Let me say to the hon. Member for St Helens North (Mr Watts) that he need have no fears about my health. I would fear, however, for the health of the nation’s economy if he were to be let loose, on the basis of what he and his right hon. and hon. Friends have done already.
It is against that background that it is necessary for us to take difficult and regrettable measures. I spent 16 years in local government, initially during the time when Denis Healey was going to the IMF and Jim Callaghan was telling local government that the party was over. I shall not brook any lessons from Opposition Members about the effects of Labour economic mismanagement on local authorities. Yet again, my hon. Friends and I find that we have to pick up the pieces. I accept that there are tough decisions, but they have come about because of the wreck and the train crash that the previous Government made of the economy.

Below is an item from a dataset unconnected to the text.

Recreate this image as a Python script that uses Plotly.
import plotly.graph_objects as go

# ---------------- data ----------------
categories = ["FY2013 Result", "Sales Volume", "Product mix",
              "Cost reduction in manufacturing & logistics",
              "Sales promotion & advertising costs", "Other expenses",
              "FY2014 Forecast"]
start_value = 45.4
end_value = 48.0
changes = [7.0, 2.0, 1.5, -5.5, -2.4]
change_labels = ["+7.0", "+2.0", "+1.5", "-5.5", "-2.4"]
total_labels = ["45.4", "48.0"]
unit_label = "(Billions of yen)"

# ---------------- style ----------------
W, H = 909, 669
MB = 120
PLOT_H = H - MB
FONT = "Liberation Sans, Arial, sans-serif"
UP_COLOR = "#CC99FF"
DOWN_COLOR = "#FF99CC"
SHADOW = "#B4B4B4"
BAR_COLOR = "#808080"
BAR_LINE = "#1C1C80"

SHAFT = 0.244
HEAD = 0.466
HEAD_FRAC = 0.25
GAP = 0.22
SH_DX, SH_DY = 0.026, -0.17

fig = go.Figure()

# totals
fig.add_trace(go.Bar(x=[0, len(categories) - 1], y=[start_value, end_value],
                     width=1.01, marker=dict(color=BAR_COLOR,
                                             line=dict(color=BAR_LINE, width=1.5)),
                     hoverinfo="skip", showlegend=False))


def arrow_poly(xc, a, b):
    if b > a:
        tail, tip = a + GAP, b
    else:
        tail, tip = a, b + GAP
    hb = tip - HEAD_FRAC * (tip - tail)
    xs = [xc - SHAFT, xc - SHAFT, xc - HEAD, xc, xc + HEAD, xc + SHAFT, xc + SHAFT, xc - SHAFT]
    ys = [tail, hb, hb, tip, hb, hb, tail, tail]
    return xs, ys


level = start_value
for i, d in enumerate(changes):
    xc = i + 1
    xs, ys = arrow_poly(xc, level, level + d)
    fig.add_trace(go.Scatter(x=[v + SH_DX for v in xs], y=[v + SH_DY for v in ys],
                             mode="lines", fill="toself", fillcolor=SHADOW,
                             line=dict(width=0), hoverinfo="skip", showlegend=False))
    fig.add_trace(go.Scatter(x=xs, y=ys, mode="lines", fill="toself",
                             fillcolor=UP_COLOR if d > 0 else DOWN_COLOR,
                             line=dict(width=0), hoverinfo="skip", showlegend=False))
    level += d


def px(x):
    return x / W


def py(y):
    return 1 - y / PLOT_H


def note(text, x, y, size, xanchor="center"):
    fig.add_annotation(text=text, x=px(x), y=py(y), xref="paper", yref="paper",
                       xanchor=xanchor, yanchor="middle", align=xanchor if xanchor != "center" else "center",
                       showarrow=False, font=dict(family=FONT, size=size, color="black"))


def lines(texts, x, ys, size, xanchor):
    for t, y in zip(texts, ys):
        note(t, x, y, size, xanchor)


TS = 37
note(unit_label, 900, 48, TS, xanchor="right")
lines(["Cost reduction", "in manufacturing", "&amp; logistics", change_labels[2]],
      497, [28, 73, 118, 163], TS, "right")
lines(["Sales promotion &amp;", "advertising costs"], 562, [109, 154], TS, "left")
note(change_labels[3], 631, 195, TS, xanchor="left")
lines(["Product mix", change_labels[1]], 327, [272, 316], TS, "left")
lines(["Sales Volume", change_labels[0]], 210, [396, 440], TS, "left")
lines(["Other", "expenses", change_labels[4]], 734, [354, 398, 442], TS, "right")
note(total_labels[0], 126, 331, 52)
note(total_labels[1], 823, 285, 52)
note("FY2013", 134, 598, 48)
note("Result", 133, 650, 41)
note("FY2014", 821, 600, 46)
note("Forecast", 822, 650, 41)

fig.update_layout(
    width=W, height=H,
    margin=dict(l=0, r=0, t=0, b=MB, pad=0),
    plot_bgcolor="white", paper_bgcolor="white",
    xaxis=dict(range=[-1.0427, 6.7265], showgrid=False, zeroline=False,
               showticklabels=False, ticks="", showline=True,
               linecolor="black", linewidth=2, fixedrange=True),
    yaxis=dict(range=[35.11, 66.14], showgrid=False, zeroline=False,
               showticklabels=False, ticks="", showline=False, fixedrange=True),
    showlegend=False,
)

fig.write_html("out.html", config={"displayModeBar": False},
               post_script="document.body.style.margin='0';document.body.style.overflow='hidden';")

Let me consider some of the propositions in the motion. There is a criticism of the percentages, but it starts from a basic error. It complains that
“councils will lose, on average, 27 per cent….compared to 11 per cent., on average, for Whitehall departments”
There is a sleight of hand in that, because the average figure includes the protected Departments. Unless Labour is going to tell us that it was not going to protect those Departments, the second line of its motion does not compare like with like. Frankly, it is intellectually questionable on that basis. The motion
“regrets the frontloading of reductions”,
but sadly, because of the extent of our economic inheritance, there should be a swift move to deal with deficit reduction. All people have to work together in that.

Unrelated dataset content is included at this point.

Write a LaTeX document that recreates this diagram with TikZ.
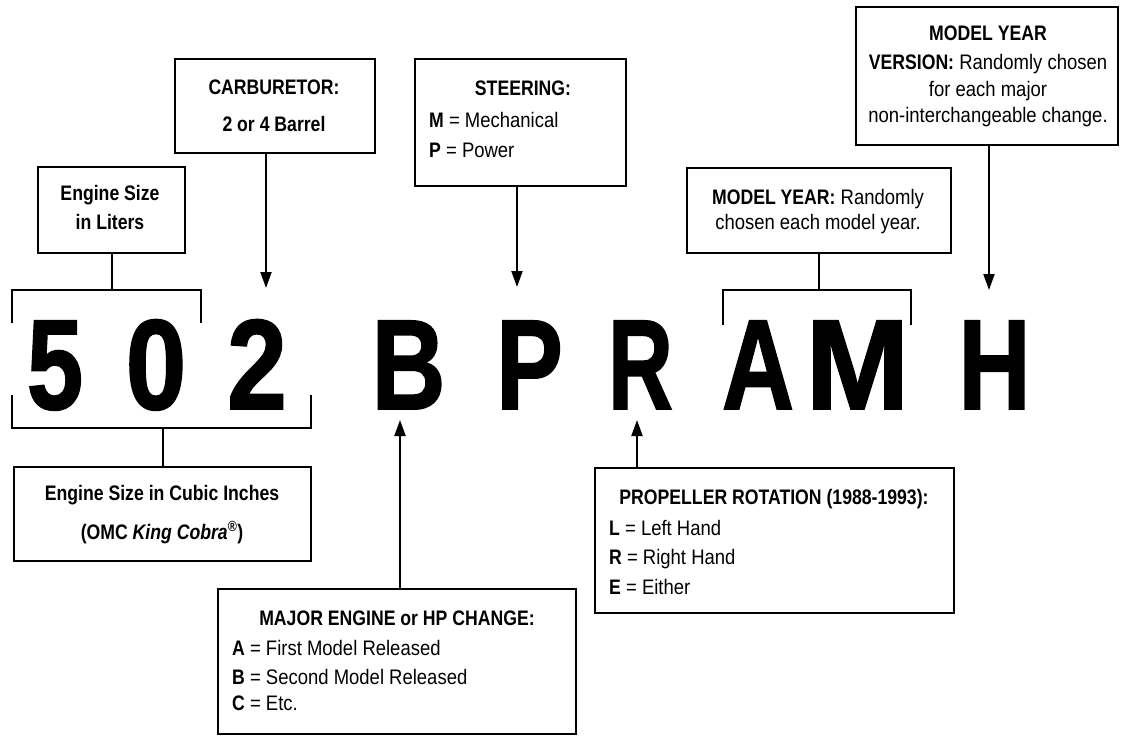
\documentclass[tikz,border=0pt]{standalone}
\usepackage{fontspec}
\setmainfont{Liberation Sans}[UprightFeatures={FakeStretch=0.88}, BoldFeatures={FakeStretch=0.84}, BoldItalicFeatures={FakeStretch=0.84}]
\newfontfamily\bigfont{Liberation Sans Bold}[FakeBold=1.5]
\usetikzlibrary{arrows.meta}
\begin{document}
\begin{tikzpicture}[x=1pt,y=-1pt,
  box/.style={draw, line width=2pt, inner sep=0pt, anchor=north west},
  conn/.style={line width=2pt},
  arr/.style={line width=2pt, -{Triangle[length=16pt,width=11pt]}},
  txt/.style={font=\fontsize{21}{25}\selectfont, inner sep=0pt, anchor=base},
  txtl/.style={txt, anchor=base west},
  big/.style={font=\fontsize{128}{128}\bigfont, inner sep=0pt, anchor=base}]
\useasboundingbox (0,0) rectangle (1122,736);

% boxes
\node[box, minimum width=147pt, minimum height=86pt] (liters) at (37,166) {};
\node[box, minimum width=200pt, minimum height=94pt] (carb) at (174,58) {};
\node[box, minimum width=211pt, minimum height=127pt] (steer) at (414,58) {};
\node[box, minimum width=262pt, minimum height=138pt] (version) at (855,6) {};
\node[box, minimum width=264pt, minimum height=85pt] (myear) at (686,167) {};
\node[box, minimum width=297pt, minimum height=94pt] (cubic) at (13,466) {};
\node[box, minimum width=358pt, minimum height=145pt] (major) at (217,588) {};
\node[box, minimum width=359pt, minimum height=145pt] (prop) at (594,467) {};

% texts
\node[txt] (t1a) at (110,200.5) {\bfseries Engine Size};
\node[txt] (t1b) at (110,229.5) {\bfseries in Liters};
\node[txt] (t2a) at (274,94.5) {\bfseries CARBURETOR:};
\node[txt] (t2b) at (274,131.5) {\bfseries 2 or 4 Barrel};
\node[txt] (t3a) at (523,95.5) {\bfseries STEERING:};
\node[txtl] (t3b) at (429,127.5) {\textbf{M} = Mechanical};
\node[txtl] (t3c) at (429,157.5) {\textbf{P} = Power};
\node[txt] (t4a) at (988,40.5) {\bfseries MODEL YEAR};
\node[txt] (t4b) at (988,69.5) {\textbf{VERSION:} Randomly chosen};
\node[txt] (t4c) at (988,96.5) {for each major};
\node[txt] (t4d) at (988,122.5) {non-interchangeable change.};
\node[txt] (t5a) at (818,204.5) {\textbf{MODEL YEAR:} Randomly};
\node[txt] (t5b) at (818,229.5) {chosen each model year.};
\node[txt] (t6a) at (162,500.5) {\bfseries Engine Size in Cubic Inches};
\node[txt] (t6b) at (162,539.5) {\bfseries (OMC \textit{King Cobra}\textsuperscript{®})};
\node[txt] (t7a) at (397,625.5) {\bfseries MAJOR ENGINE or HP CHANGE:};
\node[txtl] (t7b) at (232,655.5) {\textbf{A} = First Model Released};
\node[txtl] (t7c) at (232,684.5) {\textbf{B} = Second Model Released};
\node[txtl] (t7d) at (232,710.5) {\textbf{C} = Etc.};
\node[txt] (t8a) at (774,504.5) {\bfseries PROPELLER ROTATION (1988-1993):};
\node[txtl] (t8b) at (609,535.5) {\textbf{L} = Left Hand};
\node[txtl] (t8c) at (609,564.5) {\textbf{R} = Right Hand};
\node[txtl] (t8d) at (609,594.5) {\textbf{E} = Either};

% big code letters
\node[big] (d5) at (55,409) {\scalebox{0.79}[1]{5}};
\node[big] (d0) at (156,409) {\scalebox{0.85}[1]{0}};
\node[big] (d2) at (257,409) {\scalebox{0.84}[1]{2}};
\node[big] (lB) at (408.5,409) {\scalebox{0.8}[1]{B}};
\node[big] (lP) at (529.5,409) {\scalebox{0.78}[1]{P}};
\node[big] (lR) at (640.5,409) {\scalebox{0.7}[1]{R}};
\node[big] (lA) at (758,409) {\scalebox{0.78}[1]{A}};
\node[big] (lM) at (857.5,409) {\scalebox{0.97}[1]{M}};
\node[big] (lH) at (994.5,409) {\scalebox{0.78}[1]{H}};

% brackets
\coordinate (ub1) at (12,323); \coordinate (ub2) at (12,290);
\coordinate (ub3) at (201,290); \coordinate (ub4) at (201,323);
\draw[conn] (ub1) -- (ub2) -- (ub3) -- (ub4);
\draw[conn] (liters.south) -- (liters.south |- ub2);

\coordinate (lb1) at (12,395); \coordinate (lb2) at (12,428);
\coordinate (lb3) at (311,428); \coordinate (lb4) at (311,395);
\draw[conn] (lb1) -- (lb2) -- (lb3) -- (lb4);
\draw[conn] (cubic.north) -- (cubic.north |- lb2);

\coordinate (ab1) at (723,325); \coordinate (ab2) at (723,290);
\coordinate (ab3) at (911,290); \coordinate (ab4) at (911,325);
\draw[conn] (ab1) -- (ab2) -- (ab3) -- (ab4);
\draw[conn] (myear.south) -- (myear.south |- ab2);

% arrows
\coordinate (carbtip) at (266,288);
\draw[arr] (carbtip |- carb.south) -- (carbtip);
\coordinate (steertip) at (517,287);
\draw[arr] (steertip |- steer.south) -- (steertip);
\coordinate (vertip) at (989,290);
\draw[arr] (vertip |- version.south) -- (vertip);
\coordinate (btip) at (400,420);
\draw[arr] (btip |- major.north) -- (btip);
\coordinate (rtip) at (637,420);
\draw[arr] (rtip |- prop.north) -- (rtip);
\end{tikzpicture}
\end{document}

Ironically, we see from the Treasury proposals left behind by the previous Government that they intended to make cuts of 14% in the first year and 11% in the second year. That might be a type of front loading. I do not think we will take any lectures on that from Opposition Members either.
Let me turn to the question of the unexpected severity. My right hon. Friend the Secretary of State pointed out that the previous Chancellor and the previous Prime Minister already made it clear that should Labour—unfortunately for the country—have been returned at the election, there would have been significant cuts. We have simply been honest about it and shouldered the burden that they neglected to take on board. We do not need to take any lessons there.
I shall, because the hon. Gentleman has been very vocal all night.
It seems rather contradictory for the Minister to say on the one hand that we did not have a plan to reduce the deficit and on the other hand that we seemingly did. Which is it? Come on, Minister.
The hon. Gentleman gets it right. Seemingly none of us knows what Labour’s plan was and the Leader of the Opposition does not know either. I assume that the hon. Gentleman will progress rapidly to the Front Bench, as he is as vague on policy as the leader of his party. If that is the best the hon. Gentleman can do by way of intervention, I suggest he saves his knees the trouble in future.